Gazetedeki Mektup

Dünya, kavuşamayan aşıklarla, efsanevi aşıklarla, birbiri uğurunda ölen aşıklarla dolu. Genelde aşk hikayeleri acı ve dram doludur. Ama buna rağmen aşk adına herhangi bir bilinir mihenk taşı yoktur, kısacası bilmiyorum, hatta şu sıralar hiçbir şey bilmiyorum ve kestiremiyorum desem yeridir. Eski resimlerin, şiirlerin, mektupların arasında kaybolup gidiyorum. Ve bu gün anlatacağım hikaye oldukça enteresan ve oldukça kısa;

Zamanında bir yazar varmış, sevgilisine mektup gönderemiyormuş kızın ailesi yakalamasın diye… Onun yerine gazetelere yazarmış, kız da denk geldikçe okurmuş ve bilirmiş o kelimelerin kendisine yazılmış olduğunu.

Evet, hikaye bu kadar. Aslında bana anlatılan kısmı bu kadar. Kim bilir hikaye ne kadar uzundur. Anlat, anlat bitmez derler ya, belki öyle bir hikayedir. Gerçi hiç araştırmadım, umursamadım, önemsemedim, bana anlatan anlattığı kadarıyla yetindiyse ki ben anlatılandan çok anlatanla haşır-neşir iken, hikayenin bu kadarcığı bana haydi-haydi yetti!

Bu hikayeyi betimlemek zaten zor iken bir de kendine yontmak oldukça çetrefilli. Hani bazen anlat, anlat bitmez derler ya, öyle! İşte benim ahvalim de tam olarak bu, anlatıyorum-anlatıyorum ama bitiremiyorum. Bitiremeyeceğim! Bitmesini de istemiyorum zaten…


Tüm bunların rastlantı olabileceğine inanmak deli işidir yada tevafuktur! Yine de burada sana denk gelmemek imkansızdır zaten.
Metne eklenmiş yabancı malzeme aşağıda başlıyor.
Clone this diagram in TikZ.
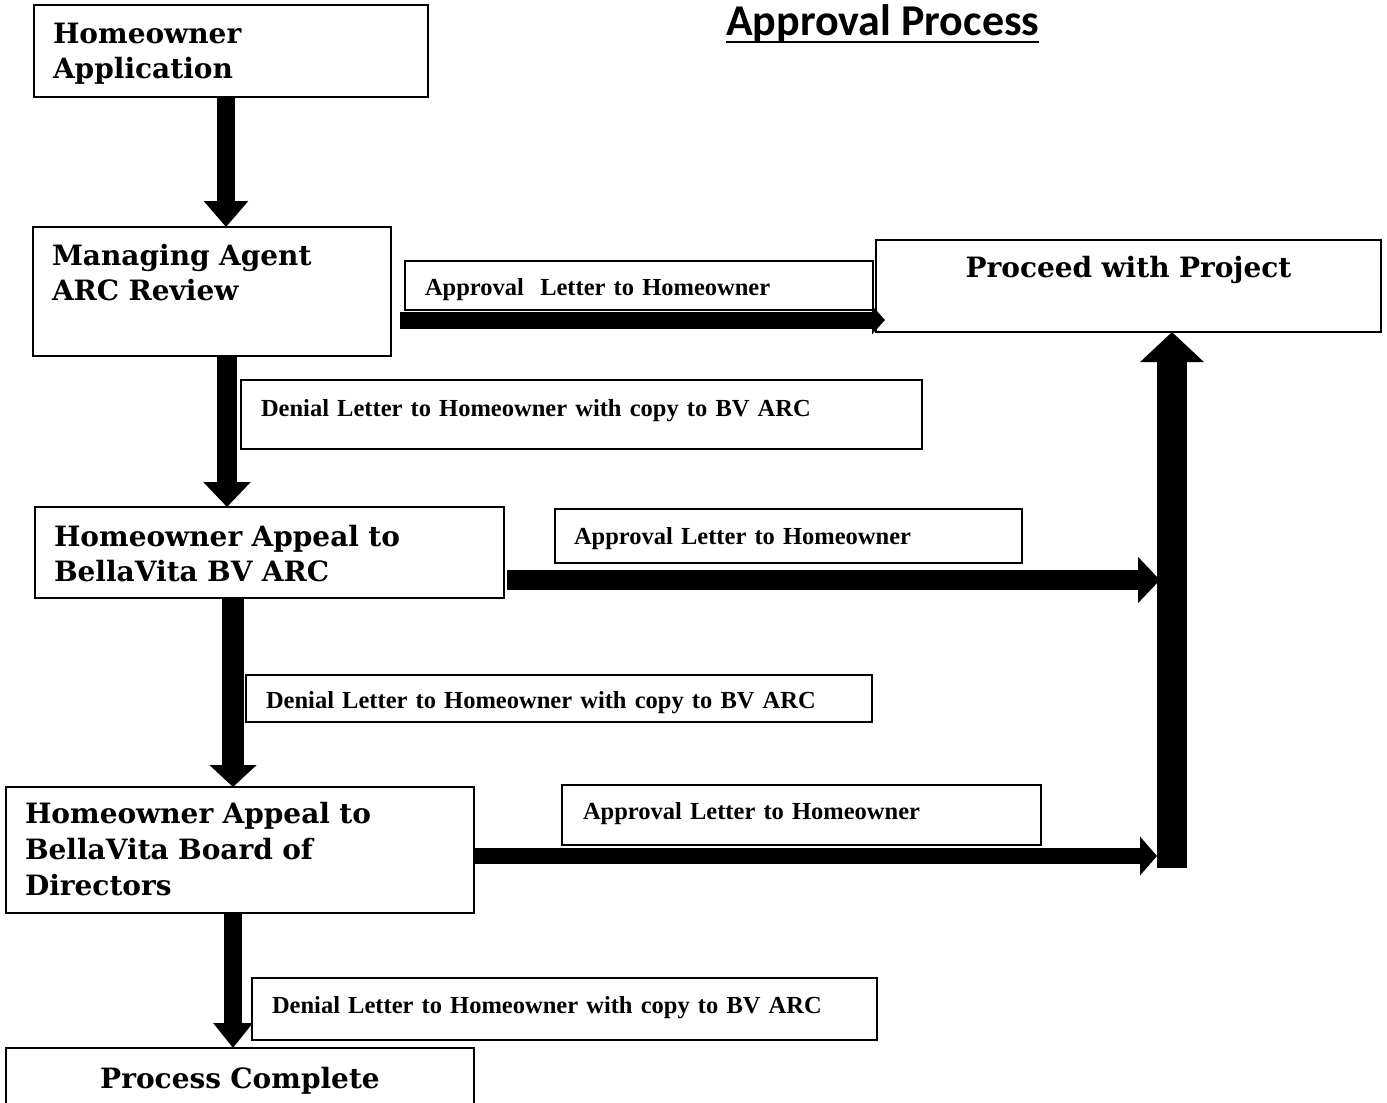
\documentclass[tikz,border=0pt]{standalone}
\usepackage{fontspec}
\newfontfamily\boxfont{DejaVu Serif}
\newfontfamily\labfont{Liberation Serif}
\newfontfamily\titlefont{Carlito}
\usetikzlibrary{arrows.meta}
\begin{document}
\begin{tikzpicture}[x=1pt,y=-1pt,
  mainbox/.style={draw, line width=2pt, anchor=north west, inner ysep=0pt, inner xsep=19pt, outer sep=0pt,
    align=left, font={\boxfont\bfseries\fontsize{28pt}{35pt}\selectfont}},
  labbox/.style={draw, line width=1.6pt, anchor=north west, inner ysep=0pt, inner xsep=20pt, outer sep=0pt,
    align=left, font={\labfont\bfseries\fontsize{24.5pt}{30pt}\selectfont}},
  bigarrow/.style={line width=#1, draw=black}
]
\useasboundingbox (0,0) rectangle (1387,1103);
\fill[white] (0,0) rectangle (1387,1103);

% title
\node[anchor=base west, inner sep=0pt, font={\titlefont\bfseries\fontsize{44pt}{52pt}\selectfont}] (title) at (726,35) {Approval Process};
\draw[line width=2.5pt] ([yshift=-7pt]title.base west) -- ([yshift=-7pt]title.base east);

% main boxes
\node[mainbox, text width=356pt, text height=38pt, text depth=54pt] (app) at (34,5) {Homeowner\\Application};
\node[mainbox, text width=320pt, text height=38pt, text depth=91pt] (mar) at (33,227) {Managing Agent\\ARC Review};
\node[mainbox, text width=431pt, text height=39pt, text depth=52pt] (appeal1) at (35,507) {Homeowner Appeal to\\BellaVita BV ARC};
\node[mainbox, text width=430pt, text height=36pt, text depth=90pt, font={\boxfont\bfseries\fontsize{28pt}{36pt}\selectfont}] (appeal2) at (6,787) {Homeowner Appeal to\\BellaVita Board of\\Directors};
\node[mainbox, align=center, text width=430pt, text height=40pt, text depth=22pt] (complete) at (6,1048) {Process Complete};
\node[mainbox, align=center, text width=467pt, text height=37pt, text depth=55pt] (proceed) at (876,240) {Proceed with Project};

% label boxes
\node[labbox, text width=428pt, text height=34pt, text depth=15pt] (l1) at (405,261) {Approval\ \ Letter to Homeowner};
\node[labbox, text width=641pt, text height=36pt, text depth=33pt] (d1) at (241,380) {Denial Letter to Homeowner with copy to BV ARC};
\node[labbox, inner xsep=19pt, text width=429pt, text height=35pt, text depth=19pt] (l2) at (555,509) {Approval Letter to Homeowner};
\node[labbox, text width=586pt, text height=33pt, text depth=14pt] (d2) at (246,675) {Denial Letter to Homeowner with copy to BV ARC};
\node[labbox, inner xsep=21pt, text width=437pt, text height=34pt, text depth=26pt] (l3) at (562,785) {Approval Letter to Homeowner};
\node[labbox, text width=585pt, text height=35pt, text depth=27pt] (d3) at (252,978) {Denial Letter to Homeowner with copy to BV ARC};

% coordinates for the collecting bar
\coordinate (barbot) at (1172,868);
\coordinate (barleft) at (1157,868);

% vertical arrows
\draw[bigarrow=18pt, -{Triangle[width=43pt,length=26pt]}] ([xshift=-5pt]app.south) -- ([xshift=-5pt]app.south |- mar.north);
\draw[bigarrow=20pt, -{Triangle[width=46pt,length=25pt]}] ([xshift=15pt]mar.south) -- ([xshift=15pt]mar.south |- appeal1.north);
\draw[bigarrow=22pt, -{Triangle[width=46pt,length=22pt]}] ([xshift=-36.5pt]appeal1.south) -- ([xshift=-36.5pt]appeal1.south |- appeal2.north);
\draw[bigarrow=18pt, -{Triangle[width=38pt,length=25pt]}] ([xshift=-7pt]appeal2.south) -- ([xshift=-7pt]appeal2.south |- complete.north);

% horizontal arrows
\draw[bigarrow=17pt, -{Triangle[width=28pt,length=13pt]}] ([xshift=9pt,yshift=-28.5pt]mar.east) -- ([xshift=9pt,yshift=-28.5pt]mar.east -| proceed.west);
\draw[bigarrow=20pt, -{Triangle[width=45pt,length=22pt]}] ([xshift=3pt,yshift=-27.5pt]appeal1.east) -- ([xshift=3pt,yshift=-27.5pt]appeal1.east -| barleft);
\draw[bigarrow=16pt, -{Triangle[width=38pt,length=17pt]}] ([yshift=-6pt]appeal2.east) -- ([yshift=-6pt]appeal2.east -| barleft);

% collecting bar up to Proceed
\draw[bigarrow=30pt, -{Triangle[width=62pt,length=30pt]}] (barbot) -- (barbot |- proceed.south);
\end{tikzpicture}
\end{document}
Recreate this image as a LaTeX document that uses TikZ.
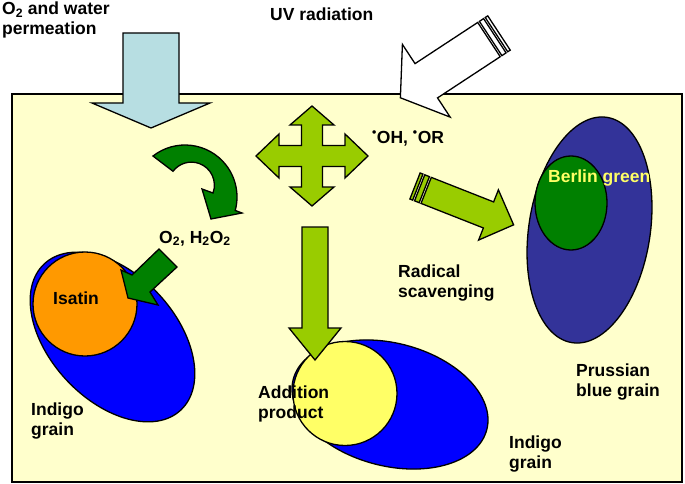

Yüzyıllardır konuşmayan iki insanın bir araya geldiğinde sanki bir saniyelik göz-kırpışı kadar ayrı kaldıklarını hissetmeleri gibidir burada sana dair her şey. Çünkü burası senin, burası senin evin!

#OD | O’uzaduyum * Tüm insanlar şairdir ama henüz şair olacakları insanla tanışmamışlardır.